Ghanaian-British architect Sir David Adjaye has cultivated a reputation for being fearless and nonconformist but a new project in Abu Dhabi could well define his career.
Abu Dhabi’s Saadiyat Island is fast becoming the Arabian Gulf’s most distinguished cultural hub. Travel there now and you’ll find the Louvre Abu Dhabi by Jean Nouvel, as well three other landmark projects under construction, in the form of the Guggenheim Abu Dhabi by Frank Gehry, the Sheikh Zayed National Museum by Foster + Partners and the Abu Dhabi Performing Arts Centre from Zaha Hadid Architects. But in February 2019 we learnt of a fourth and quite unexpected new project on Saadiyat, when the Crown Prince of Abu Dhabi, Sheikh Mohammed bin Zayed Al Nahyan (colloquially known as MBZ) announced plans for the Abrahamic Family House, a building that will, in 2022, house, for the very first time, the three major monotheistic religions in one form. The architecture firm chosen for this ground-breaking initiative? Adjaye Associates.
“We hope we have set out a plan for a beautiful and thought-provoking space that celebrates the three faiths and stimulates dialogue and understanding at a critical time for the world,” says the firm’s founder, 53-year-old Sir David Adjaye, who grew up in Tanzania, Egypt, Yemen and Lebanon before moving to Britain at the age of nine.
Adjaye has of course already created one of the 21st century’s most distinctive buildings – the Smithsonian National Museum of African American History and Culture, which opened in 2016 on the National Mall in Washington DC. And he was the architect of the 2015 mixed-use Aïshti-by-the-Sea gallery-cum-mall in Lebanon, which, not too dissimilarly from the NMAAHC, bears a colourful aluminium tubular structure over its exoskeleton. But for the Abrahamic Family House, Adjaye will be establishing a landmark with far more expectancy than anything he has ever worked on before, as it’s a project that creates a physical communion between the world’s three Abrahamic faiths. His winning design encompasses three cubic houses of worship connected by a lush central courtyard that encourages visitors to meander from one place of worship to the next.
“This idea of connections and journeys within a building was also part of the narrative strategy for NMAAHC,” explains Adjaye. “I wanted to preserve the unique experience of each of the faiths while at the same time connecting them all with one device.”

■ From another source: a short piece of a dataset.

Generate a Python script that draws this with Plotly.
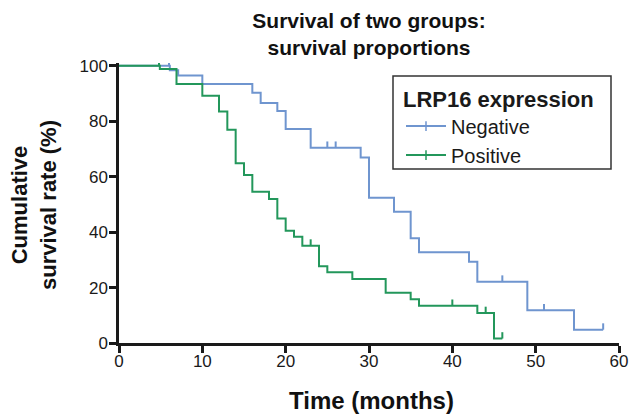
import plotly.graph_objects as go

# ---- data ----
neg_time = [0, 6.1, 7.1, 10, 16, 17, 19, 20, 23, 29, 30, 33, 35, 36, 42, 43, 49, 54.6, 58.1]
neg_surv = [100, 98.4, 96.5, 93.4, 90.3, 86.6, 83.7, 77.2, 70.4, 66.9, 52.4, 47.3, 37.8, 32.7, 29.3, 22.1, 11.8, 4.8, 4.8]
neg_censor = [6.0, 25, 26, 46, 51, 58.1]

pos_time = [0, 4.9, 6.9, 10, 12, 13, 14, 15, 16, 18, 19, 20, 21, 22, 24, 25, 28, 32, 35, 36, 43, 45, 46]
pos_surv = [100, 98.8, 93.4, 89.2, 83.5, 76.9, 64.8, 60.6, 54.6, 51.9, 44.9, 40.5, 38.3, 35.1, 27.7, 25.5, 23.1, 18.1, 15.8, 13.4, 10.8, 1.6, 1.6]
pos_censor = [4.8, 23, 40, 44, 46]

x_ticks = [0, 10, 20, 30, 40, 50, 60]
y_ticks = [0, 20, 40, 60, 80, 100]

BLUE = "#6f95cf"
GREEN = "#23975b"
TICK_H = 2.3  # censor tick height in % units


def surv_at(times, survs, t):
    v = survs[0]
    for ti, si in zip(times, survs):
        if ti <= t:
            v = si
    return v


def censor_xy(times, survs, cens):
    xs, ys = [], []
    for t in cens:
        s = surv_at(times, survs, t)
        xs += [t, t, None]
        ys += [s, s + TICK_H, None]
    return xs, ys


fig = go.Figure()
for name, tt, ss, cc, col in [("Negative", neg_time, neg_surv, neg_censor, BLUE),
                              ("Positive", pos_time, pos_surv, pos_censor, GREEN)]:
    fig.add_trace(go.Scatter(x=tt, y=ss, mode="lines", line=dict(color=col, width=2, shape="hv"),
                             showlegend=False, hoverinfo="skip"))
    cx, cy = censor_xy(tt, ss, cc)
    fig.add_trace(go.Scatter(x=cx, y=cy, mode="lines", line=dict(color=col, width=2),
                             showlegend=False, hoverinfo="skip"))
    fig.add_trace(go.Scatter(x=[None], y=[None], mode="lines+markers", name=name,
                             line=dict(color=col, width=2),
                             marker=dict(symbol="line-ns-open", size=7, line=dict(color=col, width=1.5))))

font = "Liberation Sans, Arial, sans-serif"
fig.update_layout(
    width=631, height=416,
    margin=dict(l=119, r=12, t=63, b=73, autoexpand=False),
    plot_bgcolor="white", paper_bgcolor="white",
    font=dict(family=font, color="#1a1a1a", size=17),
    title=dict(text="<b>Survival of two groups:<br>survival proportions</b>",
               x=0.5, xref="paper", xanchor="center", y=1 - 28 / 416, yanchor="middle",
               font=dict(size=21, color="#111")),
    legend=dict(xref="container", yref="container", x=401 / 631, y=1 - 78 / 416,
                xanchor="left", yanchor="top",
                borderwidth=0, bgcolor="rgba(0,0,0,0)",
                title=dict(text="<b>LRP16 expression</b>", font=dict(size=22)),
                font=dict(size=20), tracegroupgap=0, itemwidth=40),
    shapes=[dict(type="rect", xref="paper", yref="paper",
                 x0=0.548, x1=0.984, y0=0.621, y1=0.954,
                 line=dict(color="#333", width=1.5), fillcolor="white", layer="below")],
    xaxis=dict(range=[0, 60], tickvals=x_ticks, showgrid=False, zeroline=False,
               showline=True, linecolor="#1a1a1a", linewidth=2.5, automargin=False,
               ticks="outside", ticklen=7, tickwidth=2.5, tickcolor="#1a1a1a",
               ticklabelstandoff=-6, tickfont=dict(size=17)),
    yaxis=dict(range=[0, 101], tickvals=y_ticks, showgrid=False, zeroline=False,
               showline=True, linecolor="#1a1a1a", linewidth=2.5, automargin=False,
               ticks="outside", ticklen=7, tickwidth=2.5, tickcolor="#1a1a1a",
               ticklabelstandoff=-2, tickfont=dict(size=17)),
    annotations=[
        dict(text="<b>Cumulative<br>survival rate (%)</b>", textangle=-90,
             xref="paper", yref="paper", x=-0.17, y=0.493, xanchor="center", yanchor="middle",
             showarrow=False, font=dict(size=22, color="#111")),
        dict(text="<b>Time (months)</b>", xref="paper", yref="paper", x=0.504, y=-0.204,
             xanchor="center", yanchor="middle", showarrow=False, font=dict(size=24, color="#111")),
    ],
)

fig.write_html("out.html", config={"displayModeBar": False},
               post_script="document.body.style.margin='0';")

The church, mosque and temple will feature distinctive façades, vaults, screens and colonnades inspired by their unique traditions but reimagined with Adjaye’s contemporary architectural style. “As an architect I want to create a building that starts to dissolve the notion of hierarchical difference,” Adjaye concludes. “It should represent universality and totality – something higher, that enhances the richness of human life.”